Te silniki są produkowane w fabryce silników w segmencie komponentów Liebherr w Bulle (Szwajcaria). Są one wysoce wydajne i umożliwią prawie zerową emisję gazów cieplarnianych, prawie gdyż wciąż mamy do czynienia ze spalaniem, a zatem pozostaje nieduża emisja tlenków azotu, co w przyszłości ma zostać wyeliminowane. Kolejną zaletą jest to, że interfejsy są porównywalne z interfejsami silnika wysokoprężnego – cieplnie i mechanicznie. Stanowi to znaczący krok naprzód w rozwoju zrównoważonych maszyn na dużą skalę.

Póki co, na temat modelu L566 Xpower H2 wiadomo, że jest w stanie pracować do 12 godzin na zgromadzonym w zbiornikach wodorze, czas tankowania wynosi 15 min, maszynę napędza wodorowy silnik Liebherr, zaś sam wodór jest przechowywany pod ciśnieniem 700 bar.

Stacja paliw z wodorem – Salzburg jest pierwszym punktem

W ramach rozwoju ładowarki wodorowej Liebherr Bischofshofen otworzył własną stację paliw wodorową – pierwszą tego typu w Salzburgu. Ważnym partnerem strategicznym w tym projekcie jest Maximator Hydrogen, który jest nie tylko producentem nowo otwartej stacji paliwowej, ale także partnerem badawczym Liebherr. Wspólnie pracują nad mobilnymi urządzeniami do napełniania, aby maszyny mogły być tankowane bezpośrednio na budowach. Jest to szczególnie ważne w przypadku zdalnych placów budowy i maszyn, które nie są zbyt mobilne.

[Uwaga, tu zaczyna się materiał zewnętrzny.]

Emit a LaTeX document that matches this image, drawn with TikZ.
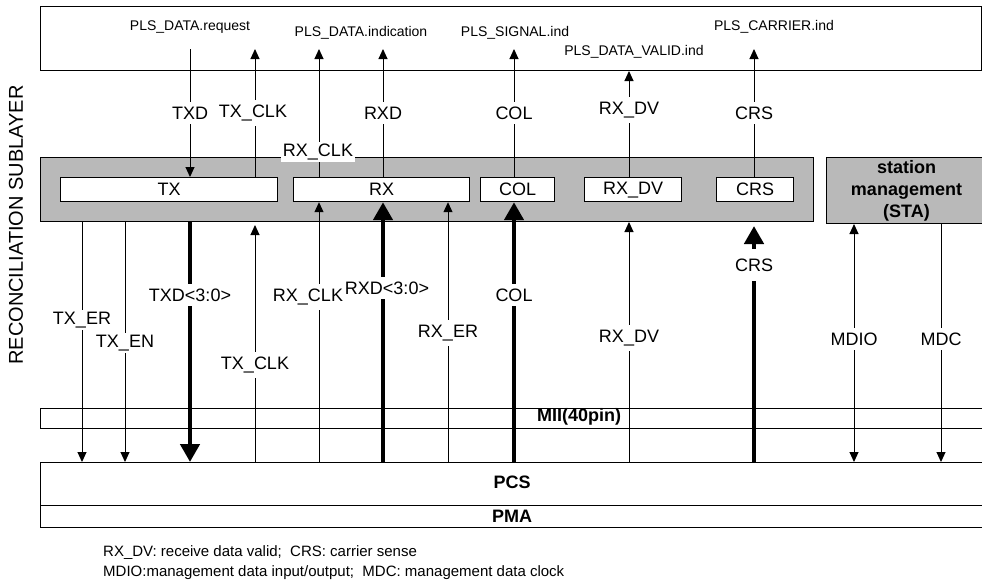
\documentclass[tikz,border=0pt]{standalone}
\usepackage{fontspec}
\setmainfont{Liberation Sans}
\usetikzlibrary{arrows.meta}
\newcommand{\sigfont}{\fontsize{18}{20}\selectfont}
\newcommand{\plsfont}{\fontsize{14}{16}\selectfont}
\newcommand{\notefont}{\fontsize{15}{17}\selectfont}
\newcommand{\stafont}{\fontsize{18}{22}\selectfont\bfseries}
\newcommand{\layfont}{\fontsize{18}{20}\selectfont\bfseries}
\newcommand{\sidefont}{\fontsize{20}{22}\selectfont}
\begin{document}
\begin{tikzpicture}[x=1pt, y=-1pt,
    fine/.style={line width=1pt, -{Triangle[length=10pt,width=9pt]}},
    both/.style={line width=1pt, {Triangle[length=10pt,width=9pt]}-{Triangle[length=10pt,width=9pt]}},
    bus/.style={line width=4.5pt, -{Triangle[length=18pt,width=19pt]}},
    lbl/.style={fill=white, inner xsep=2pt, inner ysep=5pt, font=\sigfont},
    pls/.style={inner sep=0pt, font=\plsfont},
    layer/.style={draw, line width=1pt, anchor=north west, inner sep=0pt},
    shade/.style={draw, line width=1pt, fill=gray!55, anchor=north west, inner sep=0pt},
    cell/.style={draw, fill=white, line width=1.2pt, anchor=north west, inner sep=0pt,
                 minimum height=24pt, font=\sigfont}]
  \useasboundingbox (0,0) rectangle (982,582);

  % Riquadro PLS
  \node[layer, minimum width=941pt, minimum height=64pt] (plsbox) at (40,6) {};
  \node[pls] (req) at (190,27) {PLS\_DATA.request};
  \node[pls] (ind) at (361,33) {PLS\_DATA.indication};
  \node[pls] (sgn) at (515,33) {PLS\_SIGNAL.ind};
  \node[pls] (valid) at (634,52) {PLS\_DATA\_VALID.ind};
  \node[pls] (carr) at (774,27) {PLS\_CARRIER.ind};

  % Fascia di riconciliazione e STA
  \node[shade, minimum width=773pt, minimum height=64pt] (rs) at (40,157) {};
  \node[shade, minimum width=160pt, minimum height=66pt, font=\stafont, align=center]
    (sta) at (826,157) {station\\management\\(STA)};
  \node[rotate=90, font=\sidefont] (rsname) at (16,225) {RECONCILIATION SUBLAYER};

  % Blocchi interni
  \node[cell, minimum width=217pt] (tx) at (60,177) {TX};
  \node[cell, minimum width=176pt] (rx) at (293,177) {RX};
  \node[cell, minimum width=74pt] (col) at (480,177) {COL};
  \node[cell, minimum width=97pt] (rxdv) at (584,177) {RX\_DV};
  \node[cell, minimum width=77pt] (crs) at (716,177) {CRS};

  % MII, PCS, PMA
  \node[layer, minimum width=946pt, minimum height=20pt] (mii) at (40,408) {};
  \node[layer, minimum width=946pt, minimum height=43pt] (pcs) at (40,462) {};
  \node[layer, minimum width=946pt, minimum height=22pt] (pma) at (40,505) {};

  % Colonne dei segnali
  \coordinate (c-txer) at (82,0);
  \coordinate (c-txen) at (125,0);
  \coordinate (c-txd) at (190,0);
  \coordinate (c-txclk) at (255,0);
  \coordinate (c-rxclk) at (319,0);
  \coordinate (c-rxd) at (383,0);
  \coordinate (c-rxer) at (448,0);
  \coordinate (c-col) at (514,0);
  \coordinate (c-rxdv) at (629,0);
  \coordinate (c-crs) at (754,0);
  \coordinate (c-mdio) at (854,0);
  \coordinate (c-mdc) at (941,0);
  \coordinate (c-up) at (0,49);

  % Segnali verso PLS
  \draw[fine] (c-txd |- c-up) -- (tx.north -| c-txd);
  \draw[fine] (tx.north -| c-txclk) -- (c-txclk |- c-up);
  \draw[fine] (rx.north -| c-rxclk) -- (c-rxclk |- c-up);
  \draw[fine] (rx.north -| c-rxd) -- (c-rxd |- c-up);
  \draw[fine] (col.north -| c-col) -- (c-col |- c-up);
  \draw[fine] (rxdv.north -| c-rxdv) -- (plsbox.south -| c-rxdv);
  \draw[fine] (crs.north -| c-crs) -- (c-crs |- c-up);

  \node[lbl] (u-txd) at (190,113) {TXD};
  \node[lbl] (u-txclk) at (253,113) {TX\_CLK};
  \node[lbl] (u-rxd) at (383,113) {RXD};
  \node[lbl] (u-col) at (514,113) {COL};
  \node[lbl] (u-rxdv) at (629,110) {RX\_DV};
  \node[lbl] (u-crs) at (754,113) {CRS};
  \node[lbl, inner ysep=2pt] (u-rxclk) at (318,152) {RX\_CLK};

  % Segnali verso MII
  \draw[fine] (rs.south -| c-txer) -- (pcs.north -| c-txer);
  \draw[fine] (rs.south -| c-txen) -- (pcs.north -| c-txen);
  \draw[bus] (rs.south -| c-txd) -- (pcs.north -| c-txd);
  \draw[fine] (pcs.north -| c-txclk) -- ([yshift=-3pt]rs.south -| c-txclk);
  \draw[fine] (pcs.north -| c-rxclk) -- (rx.south -| c-rxclk);
  \draw[bus] (pcs.north -| c-rxd) -- (rx.south -| c-rxd);
  \draw[fine] (pcs.north -| c-rxer) -- (rx.south -| c-rxer);
  \draw[bus] (pcs.north -| c-col) -- (col.south -| c-col);
  \draw[fine] (pcs.north -| c-rxdv) -- (rs.south -| c-rxdv);
  \draw[bus] (pcs.north -| c-crs) -- ([yshift=-4pt]rs.south -| c-crs);
  \draw[both] (sta.south -| c-mdio) -- (pcs.north -| c-mdio);
  \draw[fine] (sta.south -| c-mdc) -- (pcs.north -| c-mdc);

  \node[lbl, inner ysep=2pt] (d-txer) at (82,320) {TX\_ER};
  \node[lbl, inner ysep=2pt] (d-txen) at (125,343) {TX\_EN};
  \node[lbl] (d-txd) at (190,295) {TXD<3:0>};
  \node[lbl] (d-txclk) at (255,365) {TX\_CLK};
  \node[lbl] (d-rxclk) at (308,297) {RX\_CLK};
  \node[lbl] (d-rxd) at (387,288) {RXD<3:0>};
  \node[lbl] (d-rxer) at (448,333) {RX\_ER};
  \node[lbl] (d-col) at (514,295) {COL};
  \node[lbl] (d-rxdv) at (629,338) {RX\_DV};
  \node[lbl, inner ysep=10pt] (d-crs) at (754,265) {CRS};
  \node[lbl] (d-mdio) at (854,339) {MDIO};
  \node[lbl] (d-mdc) at (941,339) {MDC};

  % Nomi degli strati
  \node[font=\layfont, inner sep=0pt] (miiname) at (579,417) {MII(40pin)};
  \node[font=\layfont, inner sep=0pt] (pcsname) at (512,482) {PCS};
  \node[font=\layfont, inner sep=0pt] (pmaname) at (512,516) {PMA};

  % Legenda
  \node[anchor=west, font=\notefont, inner sep=0pt] (note1) at (103,553)
    {RX\_DV: receive data valid;\ \ CRS: carrier sense};
  \node[anchor=west, font=\notefont, inner sep=0pt] (note2) at (103,573)
    {MDIO:management data input/output;\ \ MDC: management data clock};
\end{tikzpicture}
\end{document}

Kolejnym wiarygodnym partnerem jest MPREIS, który zapewnia dostawę zielonego wodoru. Jest to ważne, ponieważ tylko dzięki produkcji bez emisji – wykorzystując energię wiatrową, hydroelektryczną lub słoneczną – może odgrywać rolę w zrównoważonym i przyjaznym dla klimatu źródle energii.